I also happened to have some super ripe figs that were just about ready to blow so I made an orange gastrique and served the ice cream with drizzled figs. Very, very end-of-summer-ish. Get your saffron on!
- Buy saffron in small quantities, pack it in an airtight container and store in a cool dark place.
Saffron Ice Cream
1 C heavy cream
scant 1/4 t saffron threads, loosely packed
1 1/2 C buttermilk
1/4 C + 2 T sugar
pinch of salt
1 T lemon juice, to taste
Bring the cream to a slow simmer, take off the heat and add the saffron threads to bloom the flavor. Cool the saffron cream.
Whisk the saffron cream and buttermilk together. Add the sugar, pinch of salt and the lemon juice, to taste. Adjust the sugar to your taste if you'd like a sweeter ice cream. Chill thoroughly, preferably overnight.

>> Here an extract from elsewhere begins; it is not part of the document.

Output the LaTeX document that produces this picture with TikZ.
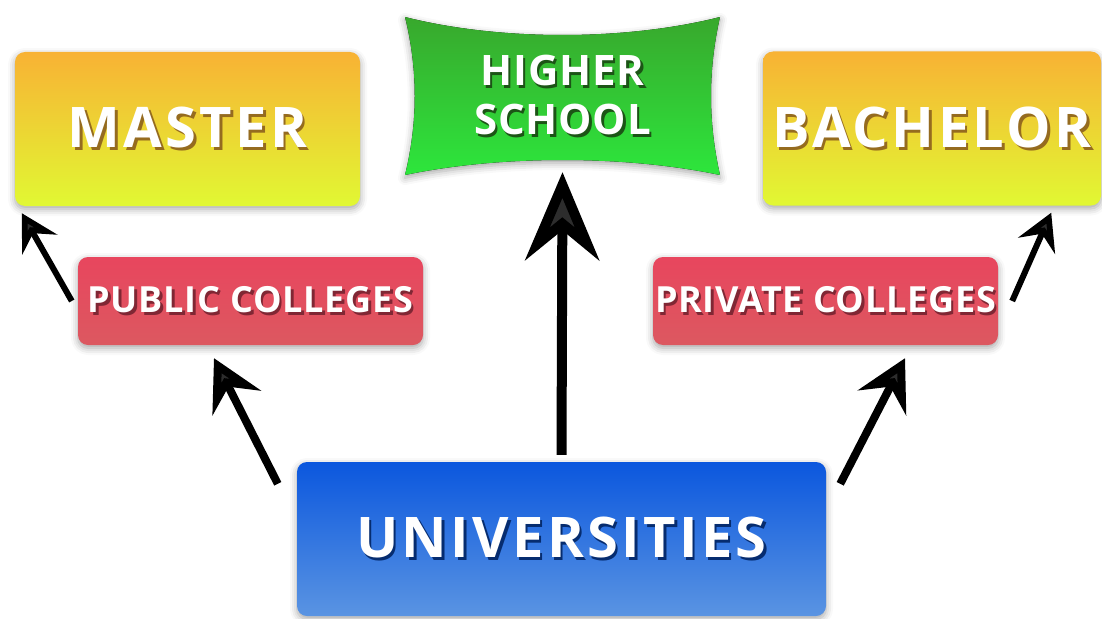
\documentclass[tikz,border=0pt]{standalone}
\usepackage{fontspec}
\setmainfont{Open Sans}
\newfontfamily\widefont[LetterSpace=6]{Open Sans}
\newfontfamily\narrowfont[LetterSpace=2]{Open Sans}
\usetikzlibrary{arrows.meta,shadows.blur}
\definecolor{mtop}{HTML}{F8B234}
\definecolor{mbot}{HTML}{E1F833}
\definecolor{gtop}{HTML}{38A82D}
\definecolor{gbot}{HTML}{2DE63C}
\definecolor{ctop}{HTML}{E8465E}
\definecolor{cbot}{HTML}{DC5860}
\definecolor{btop}{HTML}{0B57DE}
\definecolor{bbot}{HTML}{5A94E2}
\colorlet{mshade}{black!40!mtop}
\colorlet{gshade}{black!50!gtop}
\colorlet{cshade}{black!45!ctop}
\colorlet{bshade}{black!50!btop}
\newcommand{\shtext}[2]{\makebox[0pt][l]{\hspace{2.5pt}\raisebox{-3pt}{\textcolor{#1}{#2}}}#2}
\begin{document}
\begin{tikzpicture}[x=1pt,y=-1pt,
	box/.style={rounded corners=10pt, inner sep=0pt, text=white,
		blur shadow={shadow xshift=0pt, shadow yshift=-3pt, shadow blur radius=7pt, shadow opacity=35}},
	degree/.style={box, minimum height=154pt, top color=mtop, bottom color=mbot,
		font=\widefont\fontsize{56}{60}\selectfont\bfseries},
	college/.style={box, minimum width=345pt, minimum height=88pt, top color=ctop, bottom color=cbot,
		font=\narrowfont\fontsize{36}{40}\selectfont\bfseries},
	bigarrow/.style={line width=10pt, -{Stealth[length=88pt,width=74pt,inset=30pt]}},
	midarrow/.style={line width=8pt, -{Stealth[length=50pt,width=54pt,inset=18pt]}},
	smallarrow/.style={line width=6pt, -{Stealth[length=36pt,width=40pt,inset=13pt]}}]
	\useasboundingbox (0,0) rectangle (1102,618);

	\node[degree, minimum width=345pt] (master) at (187.5,129) {\shtext{mshade}{MASTER}};
	\node[degree, minimum width=338pt] (bachelor) at (932,128.5) {\shtext{mshade}{BACHELOR}};

	\fill[top color=gtop, bottom color=gbot,
		blur shadow={shadow xshift=0pt, shadow yshift=-3pt, shadow blur radius=7pt, shadow opacity=35}]
		(405,17) .. controls (500,41) and (625,41) .. (720,17)
		.. controls (708,70) and (708,122) .. (720,175)
		.. controls (625,155) and (500,155) .. (405,175)
		.. controls (418,122) and (418,70) .. (405,17) -- cycle;
	\node[align=center, text=white, inner sep=0pt, minimum width=315pt, minimum height=158pt,
		font=\narrowfont\fontsize{42}{49}\selectfont\bfseries] (higher) at (562.5,96)
		{\shtext{gshade}{HIGHER}\\\shtext{gshade}{SCHOOL}};

	\node[college] (public) at (250.5,301) {\shtext{cshade}{PUBLIC COLLEGES}};
	\node[college] (private) at (825.5,301) {\shtext{cshade}{PRIVATE COLLEGES}};

	\node[box, minimum width=529pt, minimum height=154pt, top color=btop, bottom color=bbot,
		font=\widefont\fontsize{56}{60}\selectfont\bfseries] (univ) at (561.5,539) {\shtext{bshade}{UNIVERSITIES}};

	\draw[bigarrow] ([yshift=7pt]univ.north) -- ([yshift=3pt]higher.south);
	\draw[midarrow] ([xshift=-19pt,yshift=-22pt]univ.north west) -- ([xshift=-36.5pt,yshift=-13pt]public.south);
	\draw[midarrow] ([xshift=14pt,yshift=-22pt]univ.north east) -- ([xshift=79.5pt,yshift=-13pt]private.south);
	\draw[smallarrow] ([xshift=-6pt]public.west) -- ([xshift=7pt,yshift=-7pt]master.south west);
	\draw[smallarrow] ([xshift=14pt]private.east) -- ([xshift=-50pt,yshift=-7pt]bachelor.south east);
\end{tikzpicture}
\end{document}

Freeze according to your machine’s instructions. Pour into a clean airtight container. Put a piece of plastic wrap on the surface, cover and place in your freezer to firm up.
1/2 C orange juice
2 T sugar
2 T balsamic vinegar
1 pint fresh figs
Combine orange juice, sugar and vinegar in a saucepan over medium heat. Bring just to a boil and reduce, turning the heat down to medium-low. Continue cooking until it thickens and is reduced by about half. The mixture will continue to thicken as it cools.